Koordinasi intensif dilakukan dengan Kementerian Dalam Negeri (Kemendagri) untuk mempercepat proses ini di tingkat daerah.
Dukungan Bagi Pengembang Subsidi dan Pemberantasan Pungli
Bagi pengembang yang membangun rumah subsidi FLPP, Maruarar meminta mereka melaporkan jika menghadapi kesulitan dalam pengurusan sertifikat di Kementerian ATR/BPN.
Ia berharap pemberantasan pungli akan menurunkan biaya pembangunan dan meningkatkan akses masyarakat ke hunian yang lebih terjangkau.
Maruarar menutup dialog dengan pesan kepada para pengembang untuk berkomitmen pada solusi yang tidak hanya menguntungkan bagi usaha mereka tetapi juga bermanfaat bagi negara dan rakyat. “Kami ingin usaha yang pro-rakyat, solusi kongkret yang menjawab tiga hal: bermanfaat untuk negara, rakyat, dan dunia usaha,” tandasnya.
IPW Beri Solusi
Pada kesempatan ini CEO Indonesia Property Watch (IPW) Ali Tranghanda memberikan masukan terhadap kondisi sektor perumahan dari sudut pandang yang berbeda dan mungkin belum sepenuhnya pernah diungkap oleh pihak lain.
Sebagai sebuah perusahaan konsultan properti dan lembaga riset perumahan, IPW melihat masih ada anomali anggaran sektor perumahan, belum ada road map sektor perumahan, kelembagaan sektor perumahan masih belum terkonsolidasi, begitupun dengan kementerian terkait, dan good governance yang masih jauh dari yang diharapkan.
“Anggaran sektor perumahan tahun 2025 mengalami penurunan menjadi sebesar Rp5,078 triliun.

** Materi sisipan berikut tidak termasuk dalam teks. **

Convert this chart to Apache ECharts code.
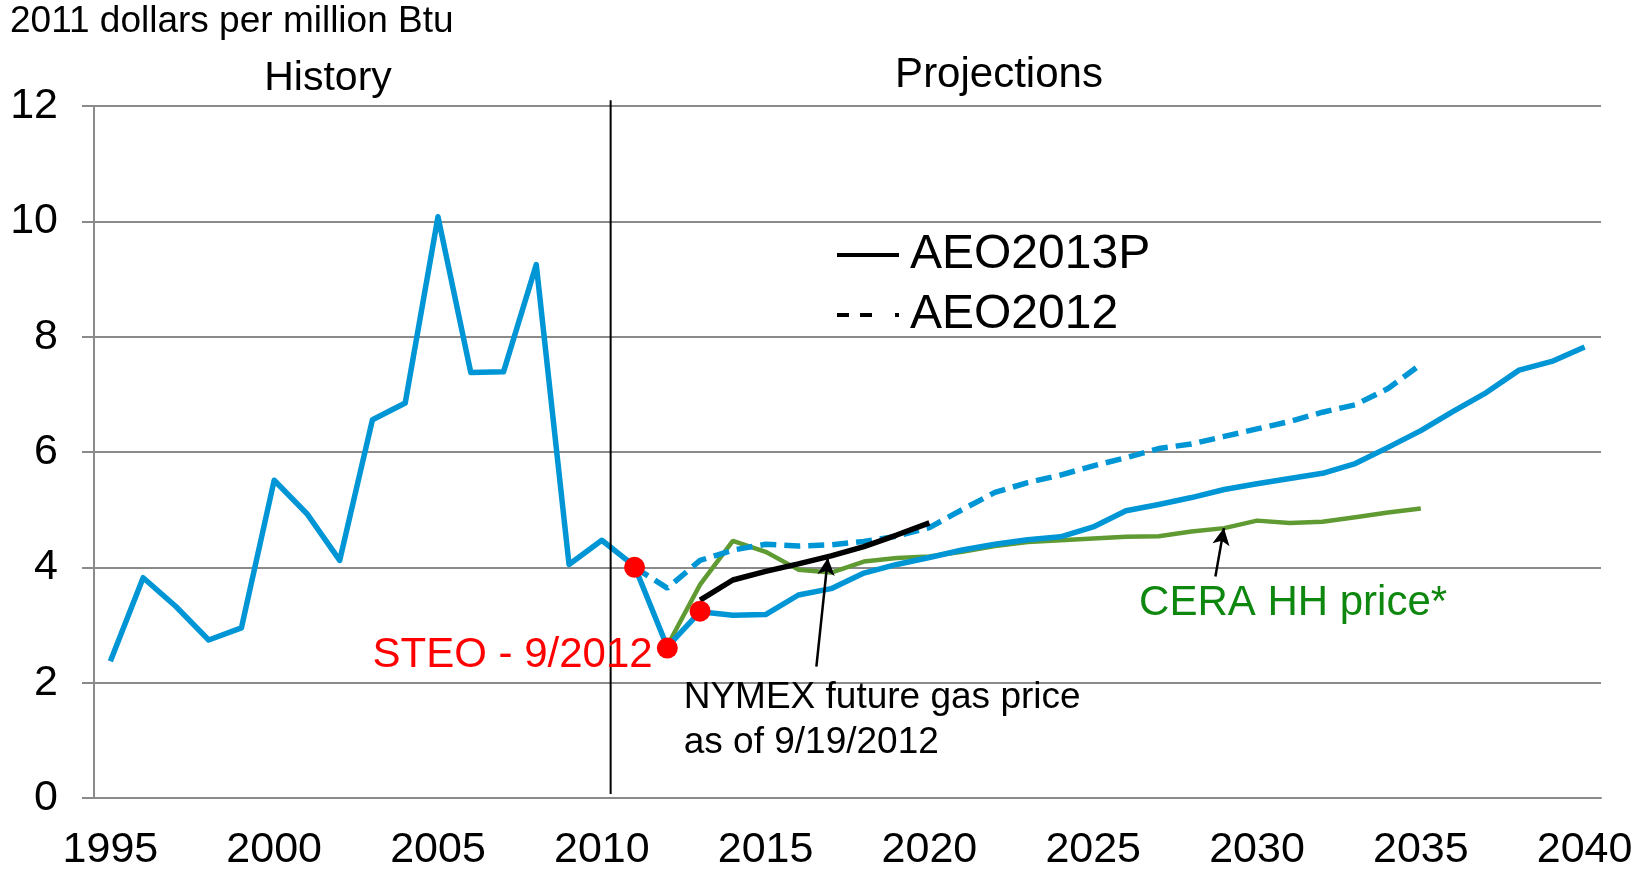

Meskipun terdapat rencana anggaran FLPP yang meningkat menjadi 300.000 unit rumah di tahun 2025, namun secara keseluruhan masih lebih rendah dibandingkan tahun 2024. Kondisi ini menjadi anomali dengan niat pemerintah untuk memberikan perhatiannya pada sektor perumahan,” ujarnya kepada propertyandthecity.com, (11/11/2024).
Lebih lanjut ia mempertanyakan soal keseriusan pemerintah terkait program unggulan dalam hal perumahan itu. Hal ini lantaran anggaran tersebut belum mencerminkan program-program perumahan yang begitu besar.
Termasuk juga mengenai kuota FLPP yang selalu habis dalam memenuhi sisi permintaan tanpa ada antisipasi pemerintah karena terjadi hampir setiap tahun. Hal ini membuat para pengembang rumah subsidi mengalami ‘kalah’ cash flow karena pastinya tidak ada pencairan dari perbankan atas rumah yang sudah dibangun.
Baca Juga: Menanti Kepastian Kebijakan dalam Tata Kelola Perumahan Rakyat
“Di sisi lain mereka harus tetap membayar bunga kredit kontruksi. Hal ini tentunya mengganggu keberlangsungan para pengembang rumah subsidi,” katanya.
Belum lagi soal akuntabel dan transparasi yang perlu diperjelas antar lembaga dan Kementerian. Sebab menurutnya, “Transparansi yang terukur dapat dijadikan solusi untuk dapat menyampaikan rencana pemerintah ke publik setelah semua koordinasi dan perencanaan dimatangkan,” pungkasnya. (ed.AT).